Why the 20° angle is a practical advantage

That 20° mounting surface isn’t a random number—it’s a clearance strategy. The benefits tend to show up as:

  • Fewer collisions and fewer “near misses.” More clearance between spindle and cutting path means fewer forced retracts and fewer cautious edits mid-run. 
  • Shorter tools (often). When access is better, you can avoid overextending tools just to clear the fixture—shorter tools usually mean better rigidity and finish.
  • More machining per clamp. If you can reach more faces without re-clamping, you reduce setup time and reduce stack-up error across operations. 
  • Better density for small parts.

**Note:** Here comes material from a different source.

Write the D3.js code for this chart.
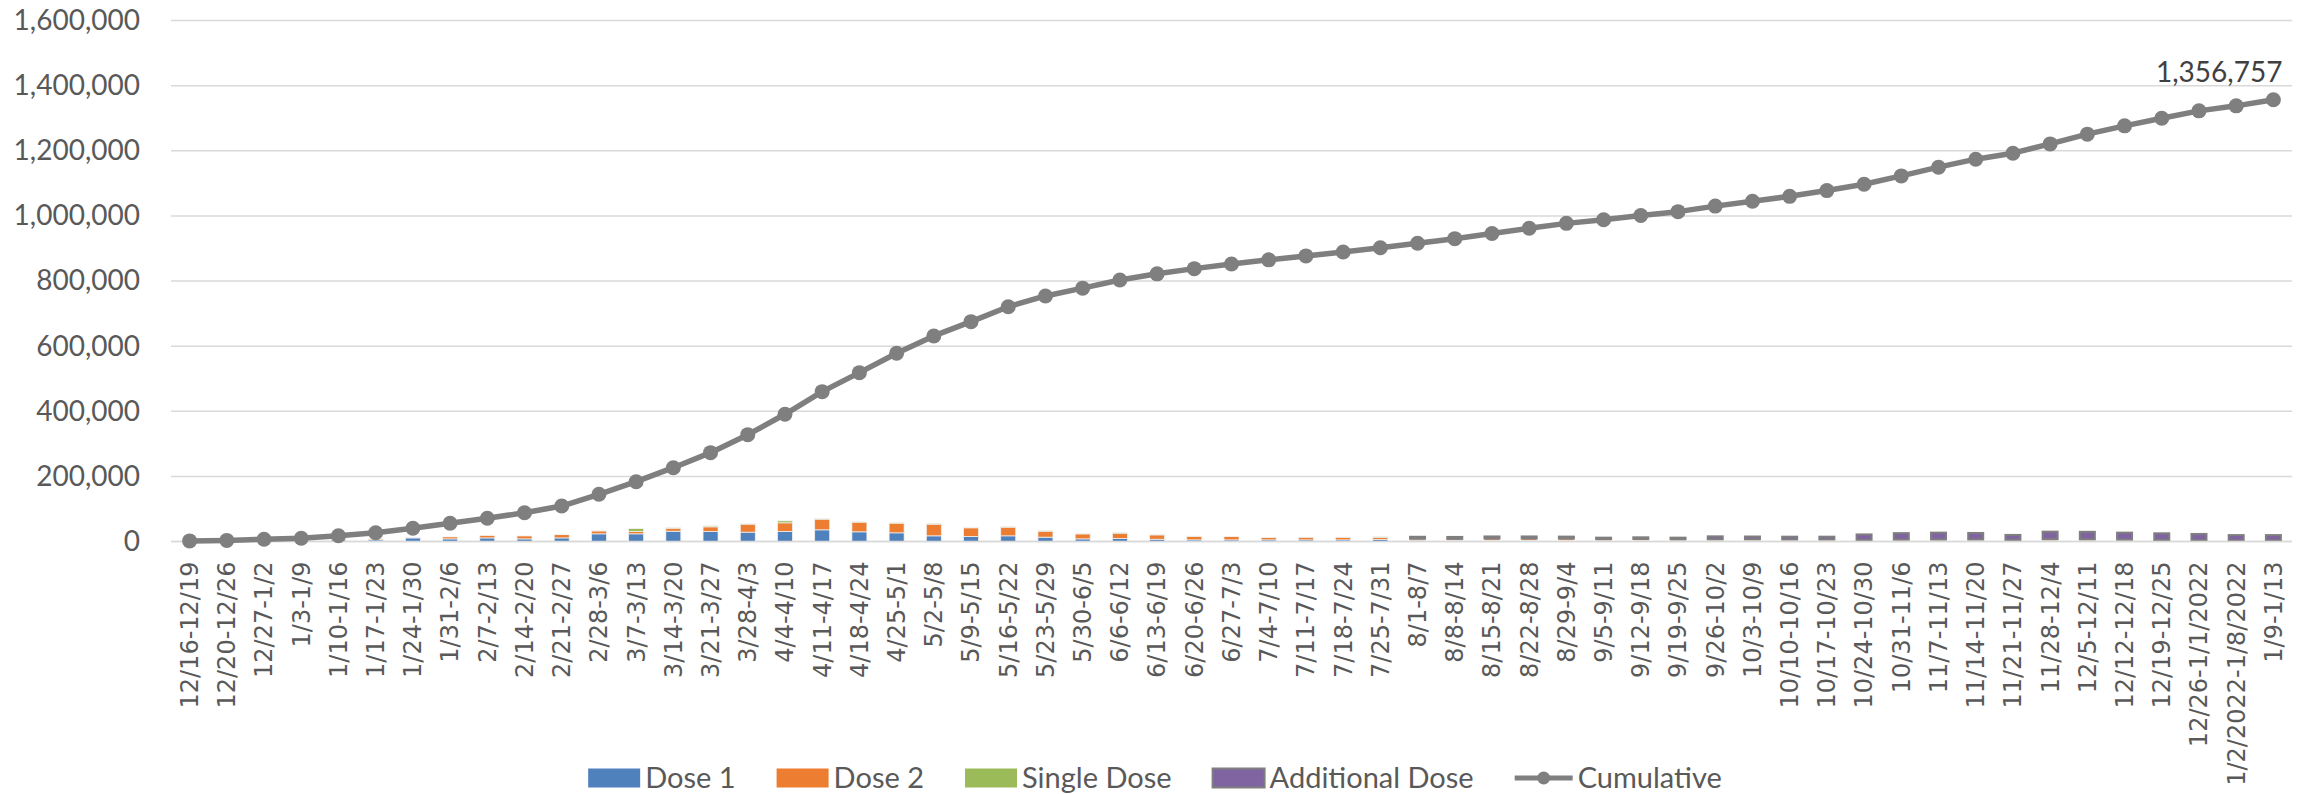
<!DOCTYPE html>
<html>
<head>
<meta charset="utf-8">
<script src="https://cdn.jsdelivr.net/npm/d3@7"></script>
<style>
  html, body { margin: 0; padding: 0; background: #fff; }
  svg { display: block; }
</style>
</head>
<body>
<svg id="chart"></svg>
<script>
const weeks = [
  '12/16-12/19', '12/20-12/26', '12/27-1/2', '1/3-1/9', '1/10-1/16', '1/17-1/23', '1/24-1/30',
  '1/31-2/6', '2/7-2/13', '2/14-2/20', '2/21-2/27', '2/28-3/6', '3/7-3/13', '3/14-3/20',
  '3/21-3/27', '3/28-4/3', '4/4-4/10', '4/11-4/17', '4/18-4/24', '4/25-5/1', '5/2-5/8',
  '5/9-5/15', '5/16-5/22', '5/23-5/29', '5/30-6/5', '6/6-6/12', '6/13-6/19', '6/20-6/26',
  '6/27-7/3', '7/4-7/10', '7/11-7/17', '7/18-7/24', '7/25-7/31', '8/1-8/7', '8/8-8/14',
  '8/15-8/21', '8/22-8/28', '8/29-9/4', '9/5-9/11', '9/12-9/18', '9/19-9/25', '9/26-10/2',
  '10/3-10/9', '10/10-10/16', '10/17-10/23', '10/24-10/30', '10/31-11/6', '11/7-11/13',
  '11/14-11/20', '11/21-11/27', '11/28-12/4', '12/5-12/11', '12/12-12/18', '12/19-12/25',
  '12/26-1/1/2022', '1/2/2022-1/8/2022', '1/9-1/13'
];

const dose1 = [
  1500, 1500, 3000, 3000, 5000, 5000, 11000, 8000, 11000, 8000, 11000, 23500, 23500, 31700,
  30700, 28700, 30700, 35800, 29700, 26600, 17400, 15400, 17400, 13300, 8000, 9200, 7000, 5000,
  5000, 5000, 5000, 5000, 6000, 4000, 3000, 3500, 3500, 3000, 2500, 2500, 2500, 3000,
  3000, 3000, 3000, 2500, 2500, 4000, 3500, 2500, 2500, 3000, 3000, 2500, 2000, 1500, 1500
];
const dose2 = [
  0, 0, 0, 500, 1500, 3000, 2000, 6000, 7000, 9000, 10000, 9000, 7000, 9200,
  14300, 24600, 26600, 32800, 29700, 29700, 35800, 26600, 26600, 18400, 15400, 16400, 13300, 11000,
  10000, 7000, 8000, 8000, 6000, 4000, 4500, 5000, 5000, 5500, 4500, 5000, 4000, 3500,
  3500, 3000, 3000, 2000, 3000, 2000, 2500, 2000, 4500, 3500, 2500, 2000, 2000, 1500, 1500
];
const singleDose = [
  0, 0, 0, 0, 0, 0, 0, 0, 0, 0, 500, 2000, 9000, 2000,
  3000, 2000, 6100, 2000, 2000, 2000, 1500, 2000, 2000, 1500, 1000, 1000, 1000, 500,
  500, 500, 500, 500, 2500, 500, 500, 500, 500, 500, 300, 300, 300, 300,
  300, 300, 300, 200, 200, 200, 200, 200, 200, 200, 200, 200, 200, 200, 200
];
const additionalDose = [
  0, 0, 0, 0, 0, 0, 0, 0, 0, 0, 0, 0, 0, 0,
  0, 0, 0, 0, 0, 0, 0, 0, 0, 0, 0, 0, 0, 0,
  0, 0, 0, 0, 0, 6000, 6000, 6500, 6500, 6000, 4500, 5000, 5000, 9000,
  8500, 8500, 8500, 17000, 20000, 21000, 20000, 15500, 23000, 23000, 21500, 20500, 19000, 16500, 16500
];
const cumulative = [
  1900, 3400, 6700, 9800, 17800, 27000, 40500, 55900, 71300, 88500, 109000, 145000, 183700, 226700,
  272800, 328100, 390700, 460200, 518500, 578100, 631300, 675200, 721000, 754000, 778000, 803000, 822000, 838000,
  852000, 865000, 877000, 889000, 902000, 916000, 930000, 946000, 962000, 977000, 988000, 1001000, 1013000, 1030000,
  1045000, 1060000, 1077700, 1097300, 1122800, 1149500, 1174100, 1192500, 1221100, 1250900, 1276400, 1300000, 1322500, 1337900, 1356757
];
const yTicks = [0, 200000, 400000, 600000, 800000, 1000000, 1200000, 1400000, 1600000];

const seriesNames = ['Dose 1', 'Dose 2', 'Single Dose', 'Additional Dose'];
const seriesColors = ['#4f81bd', '#ed7d31', '#9bbb59', '#8064a2'];
const lineColor = '#7f7f7f';
const textColor = '#595959';

const width = 2310;
const height = 794;
const margin = { top: 20.5, right: 18, bottom: 252.5, left: 171 };

const svg = d3.select('#chart').attr('width', width).attr('height', height);

const x = d3.scaleBand().domain(weeks).range([margin.left, width - margin.right]).padding(0);
const y = d3.scaleLinear().domain([0, 1600000]).range([height - margin.bottom, margin.top]);
const fmt = d3.format(',');

// gridlines
svg.append('g')
  .selectAll('line')
  .data(yTicks)
  .join('line')
  .attr('x1', margin.left)
  .attr('x2', width - margin.right)
  .attr('y1', d => y(d))
  .attr('y2', d => y(d))
  .attr('stroke', '#d9d9d9')
  .attr('stroke-width', 1.5);

// y axis labels
const yAxis = svg.append('g')
  .attr('transform', `translate(${margin.left - 31},0)`)
  .call(d3.axisLeft(y).tickValues(yTicks).tickFormat(fmt).tickSize(0).tickPadding(0));
yAxis.select('.domain').remove();
yAxis.selectAll('text')
  .attr('fill', textColor)
  .style('font-family', 'Lato, sans-serif')
  .style('font-size', '28px');

// stacked bars
const rows = weeks.map((w, i) => ({
  week: w,
  'Dose 1': dose1[i],
  'Dose 2': dose2[i],
  'Single Dose': singleDose[i],
  'Additional Dose': additionalDose[i]
}));
const stack = d3.stack().keys(seriesNames)(rows);
const barW = 15;

svg.append('g')
  .selectAll('g')
  .data(stack)
  .join('g')
  .attr('fill', (d, i) => seriesColors[i])
  .attr('stroke', (d, i) => i === 3 ? lineColor : '#f2f2f2')
  .attr('stroke-width', (d, i) => i === 3 ? 2 : 0.75)
  .selectAll('rect')
  .data(d => d.filter(s => s[1] - s[0] > 0))
  .join('rect')
  .attr('x', d => x(d.data.week) + x.bandwidth() / 2 - barW / 2)
  .attr('width', barW)
  .attr('y', d => y(d[1]))
  .attr('height', d => y(d[0]) - y(d[1]));

// category axis line
svg.append('line')
  .attr('x1', margin.left)
  .attr('x2', width - margin.right)
  .attr('y1', y(0))
  .attr('y2', y(0))
  .attr('stroke', '#d9d9d9')
  .attr('stroke-width', 1.5);

// x labels
svg.append('g')
  .selectAll('text')
  .data(weeks)
  .join('text')
  .attr('transform', d => `translate(${x(d) + x.bandwidth() / 2},${y(0) + 20}) rotate(-90)`)
  .attr('text-anchor', 'end')
  .attr('dy', '0.35em')
  .attr('fill', textColor)
  .style('font-family', '"DejaVu Sans", sans-serif')
  .style('font-size', '24px')
  .text(d => d);

// cumulative line
const line = d3.line()
  .x((d, i) => x(weeks[i]) + x.bandwidth() / 2)
  .y(d => y(d));

svg.append('path')
  .datum(cumulative)
  .attr('fill', 'none')
  .attr('stroke', lineColor)
  .attr('stroke-width', 5.5)
  .attr('stroke-linejoin', 'round')
  .attr('d', line);

svg.append('g')
  .selectAll('circle')
  .data(cumulative)
  .join('circle')
  .attr('cx', (d, i) => x(weeks[i]) + x.bandwidth() / 2)
  .attr('cy', d => y(d))
  .attr('r', 7.5)
  .attr('fill', lineColor);

// end value label
const last = cumulative.length - 1;
svg.append('text')
  .attr('x', x(weeks[last]) + x.bandwidth() / 2 + 9)
  .attr('y', y(cumulative[last]) - 18)
  .attr('text-anchor', 'end')
  .attr('fill', '#404040')
  .style('font-family', 'Lato, sans-serif')
  .style('font-size', '28px')
  .text(fmt(cumulative[last]));

// legend, centred on the chart
const legend = svg.append('g');
const legendItems = seriesNames.map((n, i) => ({ name: n, color: seriesColors[i], type: 'bar' }))
  .concat([{ name: 'Cumulative', color: lineColor, type: 'line' }]);
const legendY = 778;
let cursor = 0;
legendItems.forEach((item, i) => {
  const g = legend.append('g').attr('transform', `translate(${cursor},0)`);
  let sw;
  if (item.type === 'bar') {
    sw = 52;
    g.append('rect')
      .attr('x', 0).attr('y', legendY - 9.5)
      .attr('width', sw).attr('height', 19)
      .attr('fill', item.color)
      .attr('stroke', i === 3 ? lineColor : 'none')
      .attr('stroke-width', 2);
  } else {
    sw = 58;
    g.append('line')
      .attr('x1', 0).attr('x2', sw)
      .attr('y1', legendY).attr('y2', legendY)
      .attr('stroke', item.color).attr('stroke-width', 5);
    g.append('circle').attr('cx', sw / 2).attr('cy', legendY).attr('r', 6.5).attr('fill', item.color);
  }
  const t = g.append('text')
    .attr('x', sw + 5)
    .attr('y', legendY)
    .attr('dy', '0.35em')
    .attr('fill', textColor)
    .style('font-family', 'Lato, sans-serif')
    .style('font-size', '29px')
    .text(item.name);
  cursor += sw + 5 + t.node().getComputedTextLength() + 41;
});
const legendW = cursor - 41;
legend.attr('transform', `translate(${width / 2 - legendW / 2},0)`);
</script>
</body>
</html>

A three-sided design naturally supports multi-part loading, which can increase throughput for repeatable components. 

Where pyramid fixtures shine

If you’re deciding whether a pyramid fixture is “worth it,” these are the best-fit scenarios:

  • Parts with features on multiple faces (holes, ports, pockets, angled surfaces) where re-clamping adds time and risk.
  • Small-to-mid parts you can run in batches, where multi-part loading makes cycle time worth planning.
  • Work where toolholder collisions are already your bottleneck, and CAM workarounds (long tools, weird approach angles) are lowering stability.
  • High-mix shops that want a repeatable workholding “shape” they can return to quickly.

How to start using a pyramid fixture without overcomplicating it

Keep the rollout simple—pyramid fixtures work best when you treat them like a standardized base for repeat routines.

  1. Pick one part family (not ten). Choose a part where access is currently painful.
  2. Standardize your mounting approach. Use the same side/face orientation every time for that part family.
  3. Build a “safe tool library” for that setup. Your goal is fewer special tools and fewer long tools.
  4. Define a probing routine once and reuse it—this is where “more machining per clamp” becomes real shop time saved.
  5. Document the fixture plan (which face, which stops, which torque habits). Repeatability comes from habits, not just hardware.

Common mistakes (and how to avoid them)

  • Overloading the pyramid with too many unique parts at once. Multi-part loading is powerful, but it becomes chaotic if every part requires a different strategy.
  • Ignoring chip control. More faces and pockets can mean more chip traps—plan air blast/coolant flow early.
  • Treating the pyramid like a vise. A pyramid is an access tool—if you mount parts like a flat 5th axis vise , you’ll miss most of the advantage.
  • Skipping clearance checks. The 20° mounting surface helps, but you still need a fast collision sanity check for each new part/fixture combo.